Msindo’s call comes after Mnangagwa last week indicated that sanctions were hurting all sectors of the economy, leading to the economic meltdown now chewing right into the livelihoods of the ordinary people.

The US, which imposed sanctions on Zimbabwe in 2001 through the Zimbabwe Democracy and Economic Recovery Act, has repeatedly denied that their sanctions were hurting ordinary people, insisting they were simply targeted restrictions on certain individuals and entities linked to the State.

But Msindo said people around Mnangagwa should not wait for the West to remove the sanctions on the country, but find ways that can enable the country to survive.

“We need a team that can think outside the box, that is why the President appointed them,” he said.

The controversial cleric said it was sad that the country was under sanctions because it had reclaimed its land, but equally saddening was that the beneficiaries of the land reform were not utilising the resource, resulting in food insecurity in the country.

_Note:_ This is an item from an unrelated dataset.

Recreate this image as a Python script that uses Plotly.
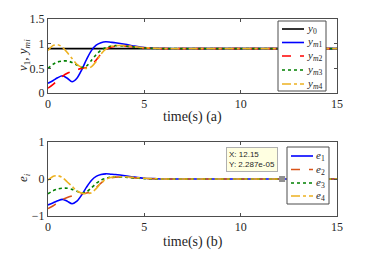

“Those who got land and are not using it, are imposing internal sanctions on the people and the President should deal with such saboteurs. The issue of production on the farms should be compulsory,” he said.

“With production on the land, Zimbabwe could be food secure and generating enough foreign currency. We have huge international markets for farm produce such as soyabeans, tobacco and other cash crops.”

Zimbabwe is an agro-based economy and prior to the land reform, was the breadbasket of the Sadc region.

However, the country turned into a basket case after the land reform programme, after most beneficiaries grabbed land for speculative reasons.

“There should be a deliberate policy to enforce production on the farms as this can be a way of busting the embargoes,” Msindo said.

The cleric said the billions of dollars sought by the country from America and other international funding institutions could actually be generated from maximising production on farms.